Chart 2: BI's History of Surprises; Chart 3: Indonesian Rupiah

Germany’s economy posted solid export, import and industrial output readings in April. Exports climbed by 0.9% m/m against expectations for a drop, imports grew by 1.2% m/m (consensus -2%), and industrial output was up by 0.4% which matched consensus but there were solid upward revisions.

On tap into the N.A. session will be a handful of US and Canadian readings. The US trade deficit should narrow given we already know the goods component (8:30amET). Canada’s trade figures will help to inform Q2 growth tracking (8:30amET). The US ADP weekly gauge of payroll changes isn’t terribly helpful given revisions when the monthly measure arrives and because it tracks initial nonfarm private payrolls poorly (8:15amET). US existing home sales will probably be little changed during May (10amET).

CANADA’S SOCIAL MEDIA BAN IS POORLY TIMED

Should Canada ban social media for kids under 16? That’s the government’s plan with possible exemptions should social media firms prove they can keep kids safe while using their platforms. That exemption could be the way out if companies—including gaming platforms that are notorious for poor controls—continue to tighten their standards. The effort would resurrect Bill C-63 that went nowhere in the transition from former PM Trudeau to PM Carney.

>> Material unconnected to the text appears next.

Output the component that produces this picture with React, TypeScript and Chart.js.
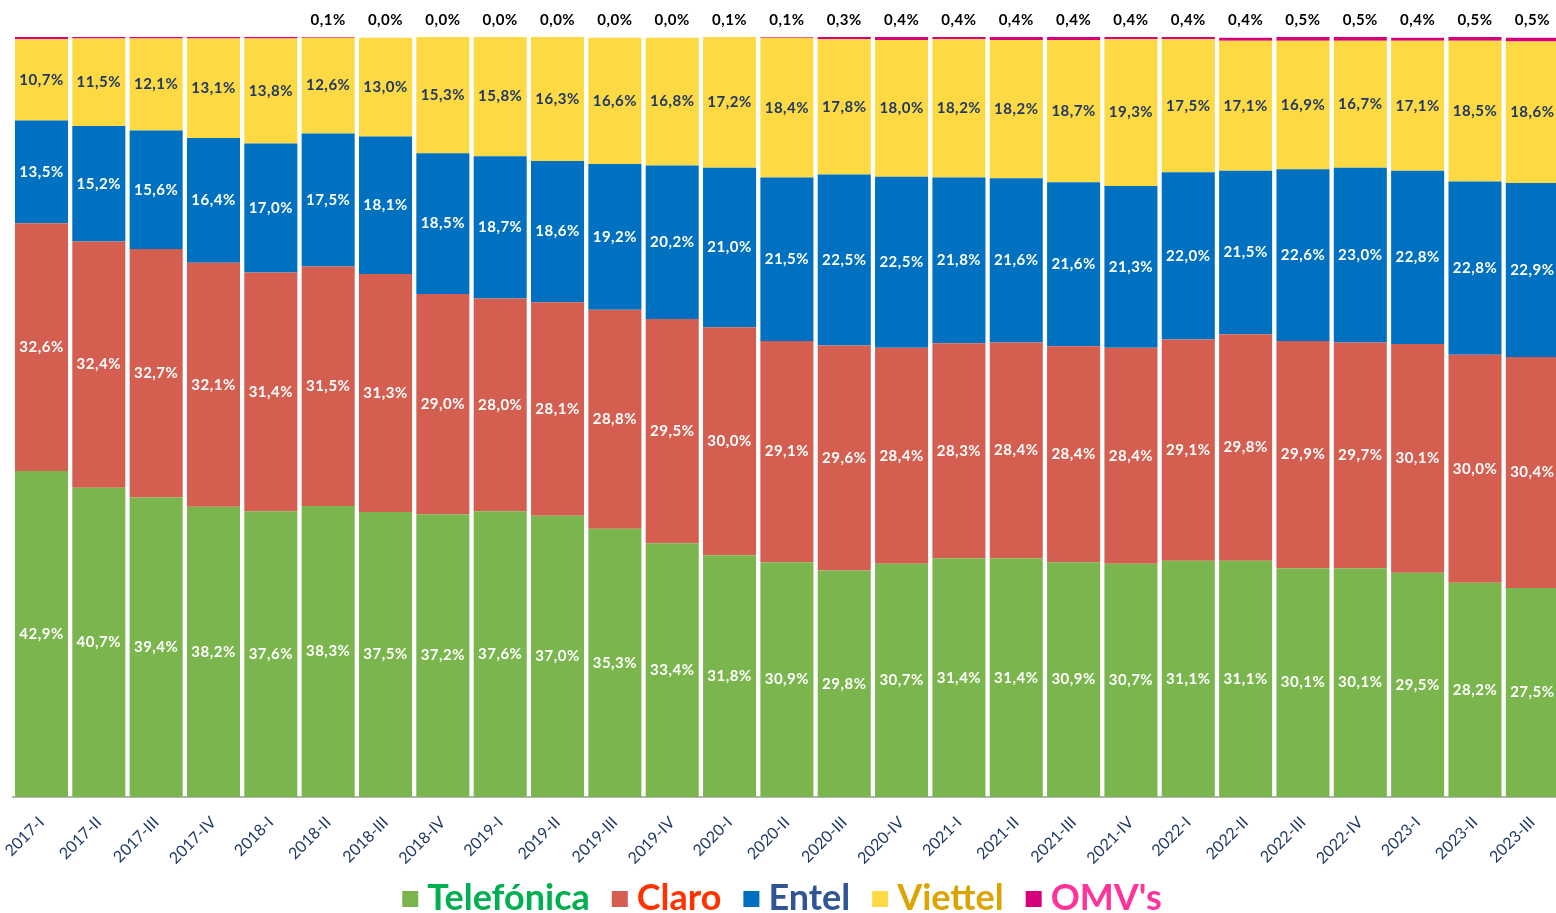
import React, { useEffect, useRef } from "react";
import { Chart, registerables } from "chart.js";

Chart.register(...registerables);

const categories = [
  "2017-I", "2017-II", "2017-III", "2017-IV",
  "2018-I", "2018-II", "2018-III", "2018-IV",
  "2019-I", "2019-II", "2019-III", "2019-IV",
  "2020-I", "2020-II", "2020-III", "2020-IV",
  "2021-I", "2021-II", "2021-III", "2021-IV",
  "2022-I", "2022-II", "2022-III", "2022-IV",
  "2023-I", "2023-II", "2023-III",
];

const telefonica = [42.9, 40.7, 39.4, 38.2, 37.6, 38.3, 37.5, 37.2, 37.6, 37.0, 35.3, 33.4, 31.8, 30.9, 29.8, 30.7, 31.4, 31.4, 30.9, 30.7, 31.1, 31.1, 30.1, 30.1, 29.5, 28.2, 27.5];
const claro = [32.6, 32.4, 32.7, 32.1, 31.4, 31.5, 31.3, 29.0, 28.0, 28.1, 28.8, 29.5, 30.0, 29.1, 29.6, 28.4, 28.3, 28.4, 28.4, 28.4, 29.1, 29.8, 29.9, 29.7, 30.1, 30.0, 30.4];
const entel = [13.5, 15.2, 15.6, 16.4, 17.0, 17.5, 18.1, 18.5, 18.7, 18.6, 19.2, 20.2, 21.0, 21.5, 22.5, 22.5, 21.8, 21.6, 21.6, 21.3, 22.0, 21.5, 22.6, 23.0, 22.8, 22.8, 22.9];
const viettel = [10.7, 11.5, 12.1, 13.1, 13.8, 12.6, 13.0, 15.3, 15.8, 16.3, 16.6, 16.8, 17.2, 18.4, 17.8, 18.0, 18.2, 18.2, 18.7, 19.3, 17.5, 17.1, 16.9, 16.7, 17.1, 18.5, 18.6];
const omv = [0.3, 0.2, 0.2, 0.2, 0.2, 0.1, 0.0, 0.0, 0.0, 0.0, 0.0, 0.0, 0.1, 0.1, 0.3, 0.4, 0.4, 0.4, 0.4, 0.4, 0.4, 0.4, 0.5, 0.5, 0.4, 0.5, 0.5];
const omvShowLabel = [false, false, false, false, false, true, true, true, true, true, true, true, true, true, true, true, true, true, true, true, true, true, true, true, true, true, true];

const seriesNames = ["Telefónica", "Claro", "Entel", "Viettel", "OMV's"];
const fillColors = ["#7ab54d", "#d45f50", "#0070c0", "#fdd944", "#d6007f"];
const labelColors = ["#ffffff", "#ffffff", "#ffffff", "#1f3864", "#000000"];
const legendTextColors = ["#00b050", "#ff3300", "#2f5597", "#dba400", "#ff3399"];

const FONT = "Lato, 'Open Sans', sans-serif";

const fmt = (v: number) => v.toFixed(1).replace(".", ",") + "%";

const barLabelsPlugin = {
  id: "barLabels",
  afterDatasetsDraw(chart: any) {
    const ctx = chart.ctx;
    ctx.save();
    ctx.font = `bold 15px ${FONT}`;
    try { (ctx as any).letterSpacing = "0.5px"; } catch (e) {}
    ctx.textAlign = "center";
    ctx.textBaseline = "middle";
    chart.data.datasets.forEach((ds: any, di: number) => {
      const meta = chart.getDatasetMeta(di);
      meta.data.forEach((bar: any, i: number) => {
        const v = ds.data[i];
        if (v == null) return;
        const text = fmt(v);
        if (di === 4) {
          if (!omvShowLabel[i]) return;
          ctx.fillStyle = labelColors[di];
          ctx.fillText(text, bar.x, chart.chartArea.top - 17);
        } else {
          ctx.fillStyle = labelColors[di];
          ctx.fillText(text, bar.x, (bar.y + bar.base) / 2);
        }
      });
    });
    ctx.restore();
  },
};

const customLegendPlugin = {
  id: "customLegend",
  afterDraw(chart: any) {
    const ctx = chart.ctx;
    ctx.save();
    ctx.font = `bold 36px ${FONT}`;
    ctx.textBaseline = "middle";
    ctx.textAlign = "left";
    const box = 16;
    const boxGap = 9;
    const itemGap = 22;
    const widths = seriesNames.map((n) => box + boxGap + ctx.measureText(n).width);
    const total = widths.reduce((a, b) => a + b, 0) + itemGap * (seriesNames.length - 1);
    let x = 782 - total / 2;
    const cy = 898;
    seriesNames.forEach((n, i) => {
      ctx.fillStyle = fillColors[i];
      ctx.fillRect(x, cy - box / 2 + 1, box, box);
      ctx.fillStyle = legendTextColors[i];
      ctx.fillText(n, x + box + boxGap, cy);
      x += widths[i] + itemGap;
    });
    ctx.restore();
  },
};

export default function App() {
  const canvasRef = useRef<HTMLCanvasElement | null>(null);

  useEffect(() => {
    document.body.style.margin = "0";
    const canvas = canvasRef.current;
    if (!canvas) return;
    const seriesData = [telefonica, claro, entel, viettel, omv];
    const chart = new Chart(canvas, {
      type: "bar",
      data: {
        labels: categories,
        datasets: seriesNames.map((name, i) => ({
          label: name,
          data: seriesData[i],
          backgroundColor: fillColors[i],
          borderWidth: 0,
          barPercentage: 0.925,
          categoryPercentage: 1.0,
        })),
      },
      options: {
        responsive: false,
        animation: false,
        layout: { padding: { top: 37, left: 12.8, right: 0, bottom: 40 } },
        plugins: {
          legend: { display: false },
          tooltip: { enabled: false },
        },
        scales: {
          x: {
            stacked: true,
            grid: { display: false, drawTicks: false },
            border: { display: true, color: "#b3b3b3", width: 2 },
            ticks: {
              autoSkip: false,
              maxRotation: 45,
              minRotation: 45,
              color: "#1f3864",
              padding: 16,
              font: { family: FONT, size: 16 },
            },
            afterFit: (scale: any) => {
              scale.height = 76;
              scale.paddingLeft = 0;
              scale.paddingRight = 0;
            },
          },
          y: {
            stacked: true,
            display: false,
            min: 0,
            max: 100,
          },
        },
      },
      plugins: [barLabelsPlugin, customLegendPlugin],
    });
    return () => chart.destroy();
  }, []);

  return (
    <div style={{ position: "fixed", left: 0, top: 0, width: 1556, height: 913, overflow: "hidden", background: "#ffffff" }}>
      <canvas ref={canvasRef} width={1561} height={913} style={{ display: "block" }} />
    </div>
  );
}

I have my personal views on social media for kids and don’t support a blanket ban, but will stick to the main point on the economics in asking this question: Canada, do you want a trade deal with the US, or not?

This could add a potentially new trade irritant into the middle of CUSMA/USMCA trade negotiations. At a minimum, the timing is off, in a left-hand doesn’t know what the right-hand is doing kind of way which has been all too common as a practice. The US tech bros have close ties to the Trump administration including their explicit financial support. Just as they lobbied against the Online Streaming Act and the Digital Services Tax, they may make the social media ban an issue that holds up negotiations and do so out of their own self-interest. Regardless of what one thinks of the merits, your timing stinks, in other words. As in ‘why now???’ You knew that the Trump administration opposed Australia’s ban and you’ve heard the warnings to the Starmer regime in the UK (here) but went ahead anyway. The own goals by the feds and provincial governments risk scuttling the talks in the absence of a more disciplined approach focused upon the overall welfare of Canadians. I smell another policy error about to be humbled.